Taliban, Afganistan’ı kontrol ederken, insanları veya diğer canlıları tasvir eden resimler ve filmler ile def haricinde bir enstrümanın kullanıldığı müziği yasakladı, kadınların okula gitmesini engelledi, kadınların sağlık hizmetleri dışındaki işlerde çalışmasını yasakladı (erkek doktorların kadınları görmesi de yasaklandığı için) ve kadınların dışarıda bir erkek akraba ile dolaşmalarını ve burka giymelerini zorunlu kıldı.

Belirli kuralları çiğneyen kadınlar alenen kırbaçlandı veya idam edildi. Dini ve etnik azınlıklar, Taliban yönetimi altında ağır bir şekilde ayrımcılığa uğradı. Birleşmiş Milletler’e göre, 2010’da Afgan sivil ölümlerinin %76’sından, 2011 ve 2012’de ise %80’inden Taliban ve müttefikleri sorumluydu. Kültürel soykırıma da girişen Taliban, Bamyan’ın 1500 yıllık Buda heykelleri de dahil olmak üzere çok sayıda anıtı yok etmiştir.
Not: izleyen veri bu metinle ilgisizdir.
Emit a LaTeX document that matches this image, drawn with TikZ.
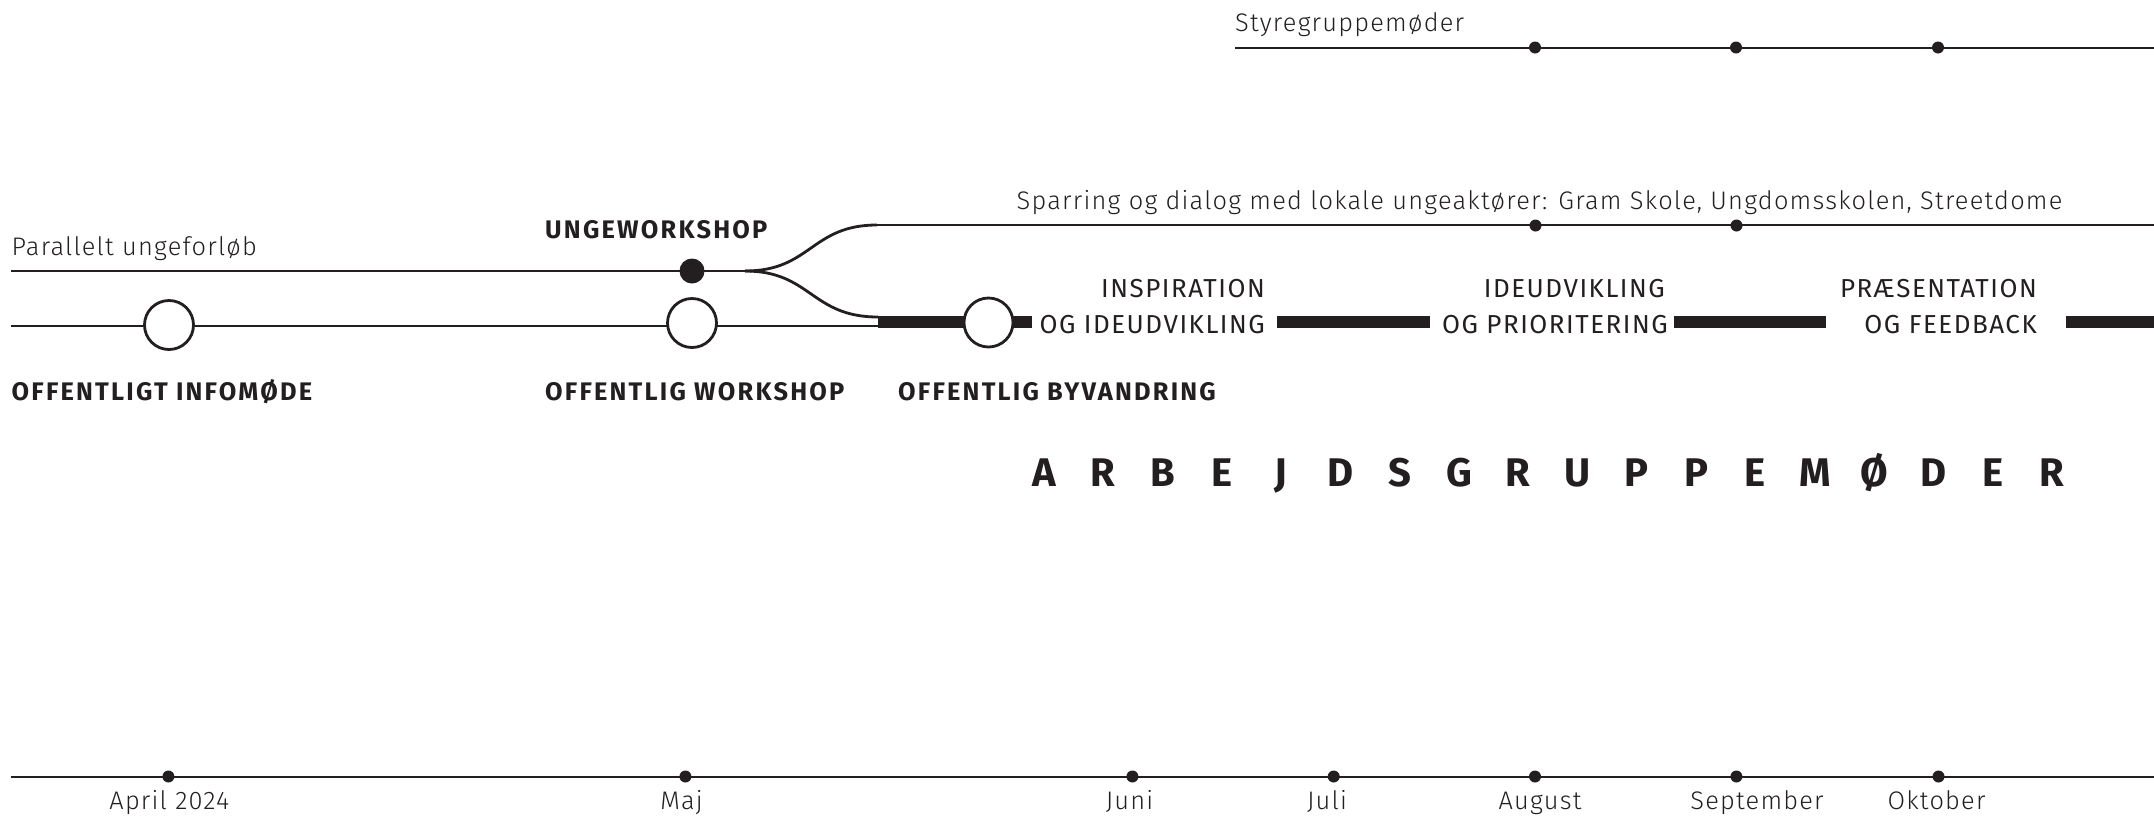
\documentclass[tikz,border=0pt]{standalone}
\usepackage{fontspec}
\IfFontExistsTF{Fira Sans Light}
 {\newfontfamily\fl{Fira Sans Light}[LetterSpace=4.8]}
 {\newfontfamily\fl{Liberation Sans}[LetterSpace=4.8]}
\IfFontExistsTF{Fira Sans Bold}
 {\newfontfamily\fb{Fira Sans Bold}[LetterSpace=8.7]}
 {\newfontfamily\fb{Liberation Sans Bold}[LetterSpace=8.7]}
\newfontfamily\fr{Fira Sans}[LetterSpace=5.8]
\definecolor{ink}{HTML}{231F20}
\begin{document}
\begin{tikzpicture}[x=1pt,y=-1pt,
  lnthin/.style={draw=ink,line width=2pt},
  lnmid/.style={draw=ink,line width=2.8pt},
  barline/.style={draw=ink,line width=12pt},
  sdot/.style={circle,fill=ink,inner sep=0pt,minimum size=12pt},
  bdot/.style={circle,fill=ink,inner sep=0pt,minimum size=25pt},
  ring/.style={circle,draw=ink,fill=white,line width=2.8pt,inner sep=0pt,minimum size=49pt},
  ltxt/.style={inner sep=0pt,text=ink,font=\fl\fontsize{25.4}{30}\selectfont},
  rtxt/.style={inner sep=0pt,text=ink,font=\fr\fontsize{26}{30}\selectfont,anchor=base east},
  btxt/.style={inner sep=0pt,text=ink,font=\fb\fontsize{25.4}{30}\selectfont,anchor=base west},
  bigletter/.style={inner sep=0pt,text=ink,font=\fb\fontsize{40}{48}\selectfont,anchor=base},
]
\useasboundingbox (0,0) rectangle (2154,815);

% Styregruppemoeder
\node[ltxt,anchor=base west] (styr) at (1235,31) {Styregruppemøder};
\coordinate (st0) at (1235,47.5);
\coordinate (st1) at (2154,47.5);
\draw[lnthin] (st0) -- (st1);
\foreach \x/\n in {1535/1,1736/2,1938/3} \node[sdot] (sg\n) at (\x,47.5) {};

% Sparring
\node[ltxt,anchor=base west] (spar) at (1016.5,209.5) {Sparring og dialog med lokale ungeaktører: Gram Skole, Ungdomsskolen, Streetdome};
\coordinate (sp0) at (877,225);
\coordinate (sp1) at (2154,225);
\draw[lnmid] (sp0) -- (sp1);
\foreach \x/\n in {1535.5/1,1736.5/2} \node[sdot] (sd\n) at (\x,225.5) {};

% Parallelt ungeforloeb
\node[ltxt,anchor=base west] (par) at (11.5,255) {Parallelt ungeforløb};
\coordinate (pa0) at (11,271);
\coordinate (split) at (745,271);
\coordinate (lo1) at (878,317);
\draw[lnmid] (pa0) -- (split);
\draw[lnmid] (split) .. controls (811,271) and (811,225) .. (sp0);
\draw[lnmid] (split) .. controls (811,271) and (811,317) .. (lo1);
\node[bdot] (ungdot) at (692,271) {};
\node[btxt] (ungew) at (545,238) {UNGEWORKSHOP};

% lower line and bars
\coordinate (lw0) at (11,326);
\coordinate (lw1) at (878,326);
\draw[lnmid] (lw0) -- (lw1);
\coordinate (ba0) at (878,322);  \coordinate (ba1) at (1032,322);
\coordinate (bb0) at (1277,322); \coordinate (bb1) at (1430,322);
\coordinate (bc0) at (1674,322); \coordinate (bc1) at (1826,322);
\coordinate (bd0) at (2066,322); \coordinate (bd1) at (2154,322);
\draw[barline] (ba0) -- (ba1);
\draw[barline] (bb0) -- (bb1);
\draw[barline] (bc0) -- (bc1);
\draw[barline] (bd0) -- (bd1);
\node[ring] (c1) at (169,325) {};
\node[ring] (c2) at (692,323) {};
\node[ring] (c3) at (988.5,322.5) {};

% phase texts
\node[rtxt] (ph1a) at (1265,297) {INSPIRATION};
\node[rtxt] (ph1b) at (1265,333) {OG IDEUDVIKLING};
\node[rtxt] (ph2a) at (1665,297) {IDEUDVIKLING};
\node[rtxt] (ph2b) at (1668,333) {OG PRIORITERING};
\node[rtxt] (ph3a) at (2037,297) {PRÆSENTATION};
\node[rtxt] (ph3b) at (2037,333) {OG FEEDBACK};

% bold labels
\node[btxt] (info) at (11.5,400.5) {OFFENTLIGT INFOMØDE};
\node[btxt] (owork) at (545,400.5) {OFFENTLIG WORKSHOP};
\node[btxt] (byv) at (898,400.5) {OFFENTLIG BYVANDRING};

% Arbejdsgruppemoeder
\foreach \c [count=\i] in {A,R,B,E,J,D,S,G,R,U,P,P,E,M,Ø,D,E,R}
  \node[bigletter] (ag\i) at ({1043.8+(\i-1)*59.3},486) {\c};

% timeline
\coordinate (tl0) at (10.5,777);
\coordinate (tl1) at (2154,777);
\draw[lnthin] (tl0) -- (tl1);
\foreach \x/\n in {168.4/1,685.4/2,1132.4/3,1333.7/4,1535/5,1736.4/6,1938.5/7}
  \node[sdot] (m\n) at (\x,776.5) {};
\node[ltxt,anchor=base] (lapr) at (169.4,809) {April 2024};
\node[ltxt,anchor=base] (lmaj) at (681.5,809) {Maj};
\node[ltxt,anchor=base] (ljun) at (1129.5,809) {Juni};
\node[ltxt,anchor=base] (ljul) at (1327,809) {Juli};
\node[ltxt,anchor=base] (laug) at (1540,809) {August};
\node[ltxt,anchor=base] (lsep) at (1757,809) {September};
\node[ltxt,anchor=base] (lokt) at (1936.5,809) {Oktober};
\end{tikzpicture}
\end{document}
Taliban’ın ideolojisi; Diyubendi köktendinciliği ve militan İslamcılığın, Peştunvali olarak bilinen Peştun sosyal ve kültürel normlarıyla birleştirilmesine dayanan “yeni” bir şeriat hukuku biçimi olarak tanımlanmıştır.

Uluslararası topluluklar ve Afgan hükûmeti; sıklıkla Pakistan’ın Servislerarası İstihbarat’ını ve ordusunu; kuruluşunda, iktidarda oldukları süre boyunca ve direniş süreci boyunca Taliban’a destek sağlamakla suçlamıştır. Pakistan ise 11 Eylül saldırılarından sonra gruba yönelik tüm desteğini kestiğini belirtmiştir. 2001 yılında, El Kaide lideri Usame bin Ladin komutasındaki 2.500 Arap’ın Taliban için savaştığı bildirilmiştir.

2020’nin Şubat ayında Trump yönetimi, 1 Mayıs 2021 itibarıyla tüm Amerikan güçlerinin Afganistan’dan çekileceğine dair Taliban ile anlaşma imzaladı. Karşılığında Taliban, El Kaide gibi terörist gruplarıyla bağlantısını kesecek, şiddeti azaltacak ve Amerika destekli Afgan hükûmetiyle müzakere edecekti. Her iki taraf da bu anlaşmanın şartlarını tam olarak yerine getirmese de, çekilme başladı.

15 Ağustos 2021’de Kabil’in düşmesiyle Taliban, Afganistan yönetimine tekrar sahip oldu.